= Diocese of Hong Kong and Macao =

Former extra-provincial diocese of the Anglican Church (1951–1998)

The Diocese of Hong Kong and Macao (港澳教區) was an extra-provincial diocese in the Anglican Communion serving Hong Kong and Macau. It existed from 1951 until 1998, when it was reorganized as an autonomous Anglican church, the Hong Kong Sheng Kung Hui.

==History==
The diocese was a remnant of the older Anglican Diocese of Victoria, China's autonomous Anglican church.
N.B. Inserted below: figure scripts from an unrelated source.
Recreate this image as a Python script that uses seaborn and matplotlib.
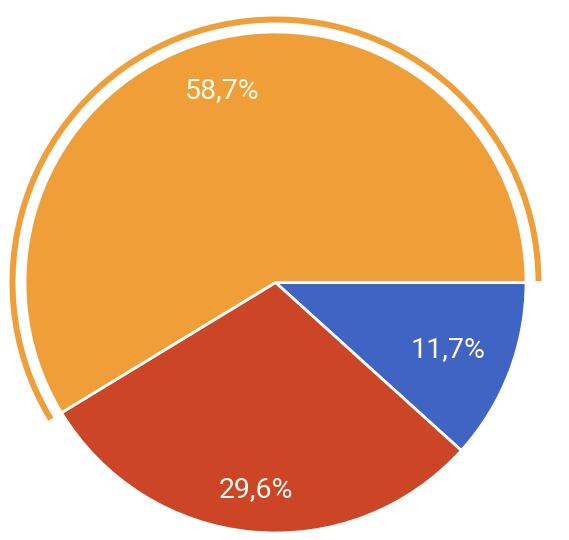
import numpy as np
import matplotlib
matplotlib.use("Agg")
import matplotlib.pyplot as plt
from matplotlib.patches import Wedge
import seaborn as sns

# Slice data (clockwise from 3 o'clock)
categories = ["Blue", "Red", "Orange"]
shares = [11.7, 29.6, 58.7]
pct_labels = ["11,7%", "29,6%", "58,7%"]
colors = ["#3F64C4", "#CB4526", "#EF9E38"]

sns.set_theme(style="white")
plt.rcParams["font.family"] = ["Roboto", "DejaVu Sans"]

fig = plt.figure(figsize=(5.69, 5.40), dpi=100)
ax = fig.add_axes([0, 0, 1, 1])

center = (275.5, 257.5)
radius = 250.5

wedges, texts = ax.pie(
    shares,
    colors=colors,
    startangle=0,
    counterclock=False,
    center=center,
    radius=radius,
    wedgeprops=dict(edgecolor="white", linewidth=2),
    frame=True,
)
ax.set_xlim(0, 569)
ax.set_ylim(0, 540)
ax.set_aspect("equal")
ax.axis("off")

# label placement, fraction of radius for each slice
label_r = [0.74, 0.83, 0.795]
for w, lab, lr in zip(wedges, pct_labels, label_r):
    mid = np.deg2rad((w.theta1 + w.theta2) / 2)
    ax.text(center[0] + lr * radius * np.cos(mid),
            center[1] + lr * radius * np.sin(mid),
            lab, ha="center", va="center", color="#FFF9EE", fontsize=20.5)

# highlight ring around the largest slice
i_big = int(np.argmax(shares))
big = wedges[i_big]
ax.add_patch(Wedge(center, 266, big.theta1 + 0.3, big.theta2, width=6,
                   facecolor=colors[i_big], edgecolor="none"))

fig.savefig("out.png", dpi=100, facecolor="white")
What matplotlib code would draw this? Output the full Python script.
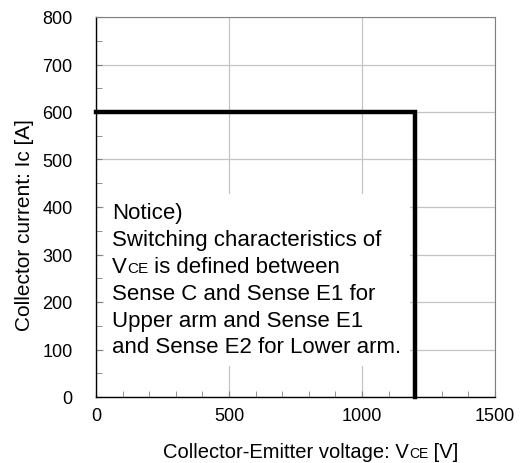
import matplotlib
matplotlib.use("Agg")
import matplotlib.pyplot as plt
from matplotlib.offsetbox import TextArea, HPacker, VPacker, AnnotationBbox
from matplotlib.ticker import MultipleLocator

plt.rcParams['font.family'] = ['Liberation Sans', 'DejaVu Sans']

# RBSOA boundary: collector-emitter voltage [V] vs collector current [A]
vce = [0, 1200, 1200]
ic = [600, 600, 0]

x_ticks = [0, 500, 1000, 1500]
y_ticks = [0, 100, 200, 300, 400, 500, 600, 700, 800]

notice_lines = [
    [("Notice)", 16)],
    [("Switching characteristics of", 16)],
    [("V", 16), ("CE", 11), (" is defined between", 16)],
    [("Sense C and Sense E1 for", 16)],
    [("Upper arm and Sense E1", 16)],
    [("and Sense E2 for Lower arm.", 16)],
]
xlabel_parts = [("Collector-Emitter voltage: V", 14.5), ("CE", 10), (" [V]", 14.5)]


def rich_line(parts):
    areas = [TextArea(s, textprops=dict(fontsize=fs, color="black")) for s, fs in parts]
    return HPacker(children=areas, align="baseline", pad=0, sep=0)


fig = plt.figure(figsize=(5.25, 4.64), dpi=100)
ax = fig.add_axes([96 / 525, 1 - 398 / 464, 399 / 525, 380 / 464])

ax.plot(vce, ic, color="black", lw=3.2, solid_capstyle="projecting",
        solid_joinstyle="miter", clip_on=False, zorder=5)

ax.set_xlim(0, 1500)
ax.set_ylim(0, 800)
ax.set_xticks(x_ticks)
ax.set_yticks(y_ticks)
ax.xaxis.set_minor_locator(MultipleLocator(100))
ax.yaxis.set_minor_locator(MultipleLocator(50))
ax.tick_params(which="both", direction="in", color="#808080", labelsize=13)
ax.tick_params(which="major", length=4)
ax.tick_params(which="minor", length=4)
ax.tick_params(axis="y", which="major", pad=17)
ax.tick_params(axis="x", which="major", pad=7)
ax.grid(True, which="major", color="#c4c4c4", lw=0.9, zorder=0)
ax.set_axisbelow(True)

for side in ("top", "right"):
    ax.spines[side].set_color("#808080")
for side in ("left", "bottom"):
    ax.spines[side].set_color("black")
    ax.spines[side].set_linewidth(1.0)

ax.set_ylabel("Collector current: Ic [A]", fontsize=15)
ax.yaxis.set_label_coords(-0.155, 0.454)

# x label with small-caps "CE"
xl = AnnotationBbox(rich_line(xlabel_parts), (311 / 525, 1 - 453 / 464),
                    xycoords="figure fraction", box_alignment=(0.5, 0.5),
                    frameon=False, pad=0)
fig.add_artist(xl)

# notice text on a white box
notice = VPacker(children=[rich_line(p) for p in notice_lines],
                 align="left", pad=6, sep=4.2)
nb = AnnotationBbox(notice, (8 / 399, (398 - 195) / 380), xycoords="axes fraction",
                    box_alignment=(0, 1), frameon=True, pad=0,
                    bboxprops=dict(facecolor="white", edgecolor="none"))
nb.set_zorder(3)
ax.add_artist(nb)

fig.savefig("out.png", dpi=100)
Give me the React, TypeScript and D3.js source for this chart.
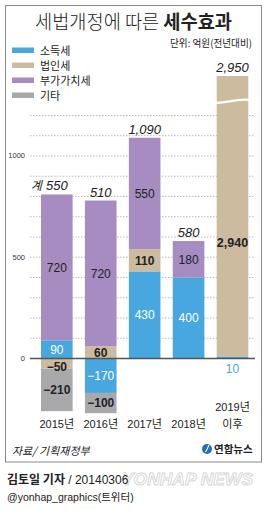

The Chung Hua Sheng Kung Hui was effectively abolished in 1949 during the Chinese Communist Revolution due to the formation of the Three-Self Patriotic Movement. Anglicans in Hong Kong and Macau reorganized the diocese, which was essentially extra-provincial under the Archbishop of Canterbury. The diocese was abolished in 1998 upon the formation of the Hong Kong Sheng Kung Hui as a province of the Anglican Communion in its own right. It was split into four new dioceses: three in Hong Kong and a missionary area covering Macao.

==Bishops==
- Ronald Hall
  - Andrew Tsu (assistant)
- Gilbert Baker
  - Luke Cheung Wing Ngok (assistant)
- Peter Kwong
===Cheung Wing Ngok===

Luke Cheung Wing Ngok (; 28 January 1916 – 8 January 1979) was an Anglican bishop who served as assistant bishop in the Diocese of Hong Kong and Macau, 1978-1979. Having served as Archdeacon of Hong Kong and Vicar of St Stephen's Church for three decades, Cheung was consecrated a bishop on 13 June 1978 at St John's Cathedral (Hong Kong), but only served for a few months, before he died of cancer in January 1979.